* **Task objective**
Where a line holds the word "this", copy that line.

-- begin Provided entries --

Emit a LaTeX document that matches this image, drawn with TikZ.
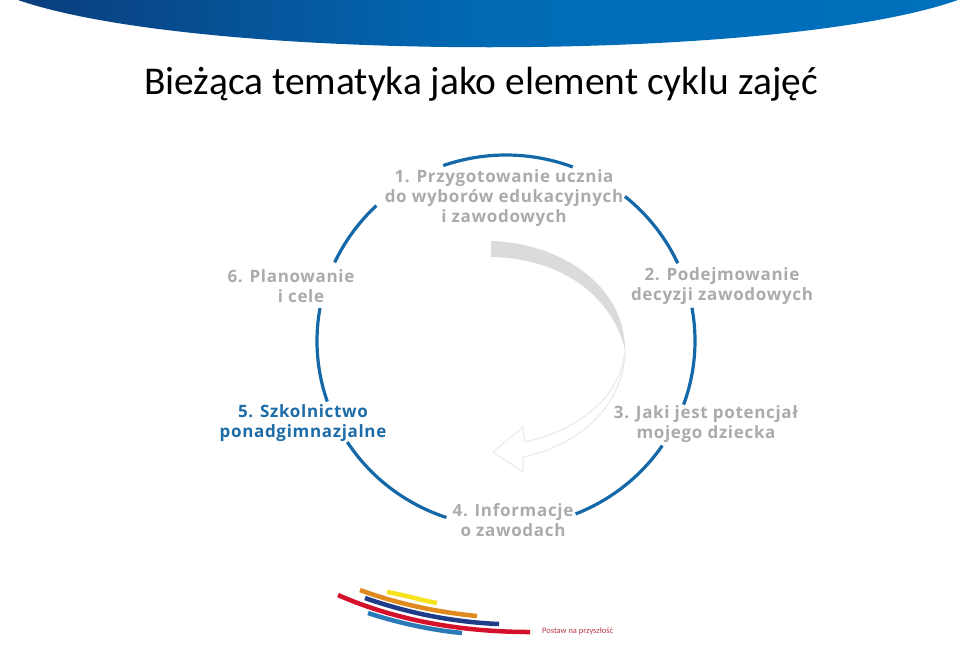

-- end Provided entries --
-- begin Provided entries --

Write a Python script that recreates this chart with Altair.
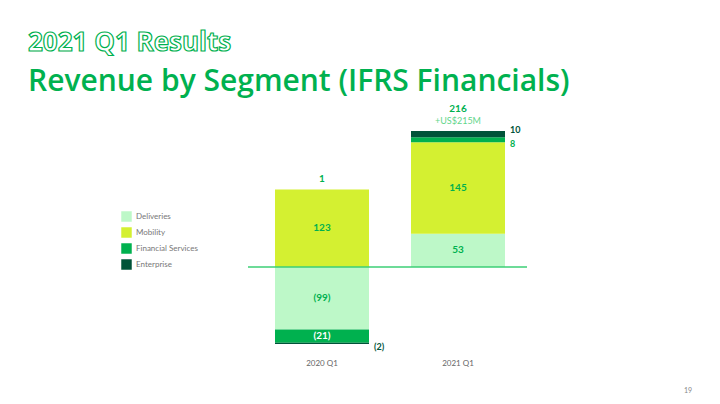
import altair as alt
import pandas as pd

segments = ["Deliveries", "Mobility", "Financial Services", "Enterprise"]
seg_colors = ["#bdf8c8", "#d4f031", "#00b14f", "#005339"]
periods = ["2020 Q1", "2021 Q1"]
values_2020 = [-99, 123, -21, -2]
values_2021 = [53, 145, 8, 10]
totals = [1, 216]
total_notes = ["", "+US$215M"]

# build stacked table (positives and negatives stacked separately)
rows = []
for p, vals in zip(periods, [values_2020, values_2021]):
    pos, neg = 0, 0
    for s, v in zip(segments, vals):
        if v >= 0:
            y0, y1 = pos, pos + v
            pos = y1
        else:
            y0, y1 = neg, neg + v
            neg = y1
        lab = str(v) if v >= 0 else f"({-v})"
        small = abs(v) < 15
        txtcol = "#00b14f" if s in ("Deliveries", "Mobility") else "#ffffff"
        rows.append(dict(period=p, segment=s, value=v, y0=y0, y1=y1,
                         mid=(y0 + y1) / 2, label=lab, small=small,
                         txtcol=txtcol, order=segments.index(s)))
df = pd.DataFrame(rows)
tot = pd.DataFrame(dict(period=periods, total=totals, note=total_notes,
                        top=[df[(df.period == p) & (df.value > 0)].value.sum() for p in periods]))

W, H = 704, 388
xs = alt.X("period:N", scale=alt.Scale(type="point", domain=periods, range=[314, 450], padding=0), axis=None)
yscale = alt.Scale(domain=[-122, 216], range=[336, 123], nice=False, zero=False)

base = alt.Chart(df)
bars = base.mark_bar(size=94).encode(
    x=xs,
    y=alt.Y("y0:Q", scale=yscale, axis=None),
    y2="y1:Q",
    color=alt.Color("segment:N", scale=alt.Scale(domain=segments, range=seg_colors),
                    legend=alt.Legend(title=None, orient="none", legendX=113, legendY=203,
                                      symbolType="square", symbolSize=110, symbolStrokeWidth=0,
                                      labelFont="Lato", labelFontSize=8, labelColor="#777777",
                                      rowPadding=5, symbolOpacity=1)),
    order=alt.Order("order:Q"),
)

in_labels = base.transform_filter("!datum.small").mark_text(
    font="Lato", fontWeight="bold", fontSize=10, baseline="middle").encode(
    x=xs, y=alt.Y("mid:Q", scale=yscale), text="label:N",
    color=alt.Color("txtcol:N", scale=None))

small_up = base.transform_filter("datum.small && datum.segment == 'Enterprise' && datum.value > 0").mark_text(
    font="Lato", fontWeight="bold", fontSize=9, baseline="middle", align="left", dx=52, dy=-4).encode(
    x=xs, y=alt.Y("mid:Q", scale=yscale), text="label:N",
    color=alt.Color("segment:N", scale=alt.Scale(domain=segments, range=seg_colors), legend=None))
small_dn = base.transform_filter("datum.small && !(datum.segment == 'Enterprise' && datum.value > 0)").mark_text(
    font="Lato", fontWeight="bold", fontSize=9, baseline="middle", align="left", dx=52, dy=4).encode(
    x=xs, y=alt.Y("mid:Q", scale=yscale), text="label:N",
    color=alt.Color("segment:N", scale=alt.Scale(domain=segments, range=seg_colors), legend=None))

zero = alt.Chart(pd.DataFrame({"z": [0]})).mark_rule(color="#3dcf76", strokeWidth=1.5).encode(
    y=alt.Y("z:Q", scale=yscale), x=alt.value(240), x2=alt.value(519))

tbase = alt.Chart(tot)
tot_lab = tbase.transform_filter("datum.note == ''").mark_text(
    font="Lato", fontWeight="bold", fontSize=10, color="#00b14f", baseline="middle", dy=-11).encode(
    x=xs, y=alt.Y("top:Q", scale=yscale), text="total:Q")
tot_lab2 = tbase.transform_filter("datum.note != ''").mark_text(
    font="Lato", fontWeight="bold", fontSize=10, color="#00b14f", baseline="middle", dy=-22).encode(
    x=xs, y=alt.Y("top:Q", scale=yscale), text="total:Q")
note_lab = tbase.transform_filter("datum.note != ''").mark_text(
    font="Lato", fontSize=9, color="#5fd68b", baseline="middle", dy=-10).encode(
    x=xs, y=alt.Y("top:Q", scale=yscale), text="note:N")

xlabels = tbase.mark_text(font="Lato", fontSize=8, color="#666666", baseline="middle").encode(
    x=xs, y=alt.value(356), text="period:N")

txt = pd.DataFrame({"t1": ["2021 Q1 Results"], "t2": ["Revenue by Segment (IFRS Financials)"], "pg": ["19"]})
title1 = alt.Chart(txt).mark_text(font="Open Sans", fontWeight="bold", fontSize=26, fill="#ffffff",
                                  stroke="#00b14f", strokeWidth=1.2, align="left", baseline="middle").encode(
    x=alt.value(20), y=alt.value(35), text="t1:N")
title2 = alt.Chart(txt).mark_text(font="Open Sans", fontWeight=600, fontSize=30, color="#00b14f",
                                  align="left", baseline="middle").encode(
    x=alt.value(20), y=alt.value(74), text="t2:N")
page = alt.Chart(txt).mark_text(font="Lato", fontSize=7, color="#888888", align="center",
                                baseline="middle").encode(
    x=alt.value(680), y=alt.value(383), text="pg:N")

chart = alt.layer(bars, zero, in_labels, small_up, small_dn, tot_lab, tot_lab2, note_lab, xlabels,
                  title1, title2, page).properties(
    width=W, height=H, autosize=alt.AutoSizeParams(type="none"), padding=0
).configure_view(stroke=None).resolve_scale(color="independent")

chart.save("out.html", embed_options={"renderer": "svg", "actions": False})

-- end Provided entries --
-- begin Provided entries --

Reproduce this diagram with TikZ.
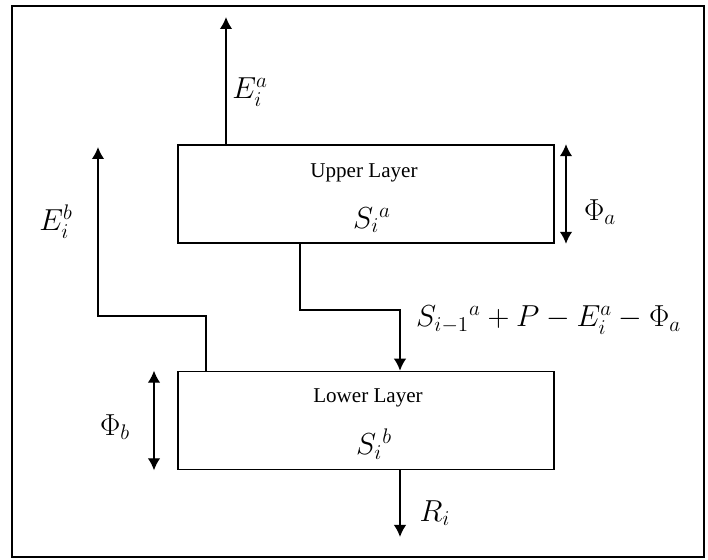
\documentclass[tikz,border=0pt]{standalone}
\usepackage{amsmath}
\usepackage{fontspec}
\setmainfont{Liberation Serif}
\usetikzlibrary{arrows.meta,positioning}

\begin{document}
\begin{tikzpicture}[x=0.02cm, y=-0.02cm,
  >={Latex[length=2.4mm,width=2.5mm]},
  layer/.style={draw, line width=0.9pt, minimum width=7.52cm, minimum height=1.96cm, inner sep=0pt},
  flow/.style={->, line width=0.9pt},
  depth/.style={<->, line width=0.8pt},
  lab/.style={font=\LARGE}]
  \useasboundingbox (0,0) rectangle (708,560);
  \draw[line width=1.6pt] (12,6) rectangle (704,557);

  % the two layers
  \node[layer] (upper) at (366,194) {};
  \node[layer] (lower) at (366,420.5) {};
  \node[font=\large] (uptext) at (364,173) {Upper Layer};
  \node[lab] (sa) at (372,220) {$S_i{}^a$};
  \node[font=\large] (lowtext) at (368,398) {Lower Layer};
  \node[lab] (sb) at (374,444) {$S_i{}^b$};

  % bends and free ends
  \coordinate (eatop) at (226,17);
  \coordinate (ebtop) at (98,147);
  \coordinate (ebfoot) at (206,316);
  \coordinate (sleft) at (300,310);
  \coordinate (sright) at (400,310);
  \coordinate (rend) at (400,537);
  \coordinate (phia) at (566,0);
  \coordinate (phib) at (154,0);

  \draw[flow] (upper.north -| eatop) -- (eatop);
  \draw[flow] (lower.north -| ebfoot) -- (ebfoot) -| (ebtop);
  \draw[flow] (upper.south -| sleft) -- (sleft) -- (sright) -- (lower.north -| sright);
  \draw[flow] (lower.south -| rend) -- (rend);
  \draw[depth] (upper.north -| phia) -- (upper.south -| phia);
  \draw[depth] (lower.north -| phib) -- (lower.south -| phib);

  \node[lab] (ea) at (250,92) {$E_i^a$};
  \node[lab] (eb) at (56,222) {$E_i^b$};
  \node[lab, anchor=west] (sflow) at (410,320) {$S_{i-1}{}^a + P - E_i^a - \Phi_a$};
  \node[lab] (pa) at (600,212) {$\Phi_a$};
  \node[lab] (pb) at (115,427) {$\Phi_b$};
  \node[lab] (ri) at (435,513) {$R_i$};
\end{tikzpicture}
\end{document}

-- end Provided entries --

* **Correct answer**
Emit a LaTeX document that matches this image, drawn with TikZ.
Write a Python script that recreates this chart with Altair.
Reproduce this diagram with TikZ.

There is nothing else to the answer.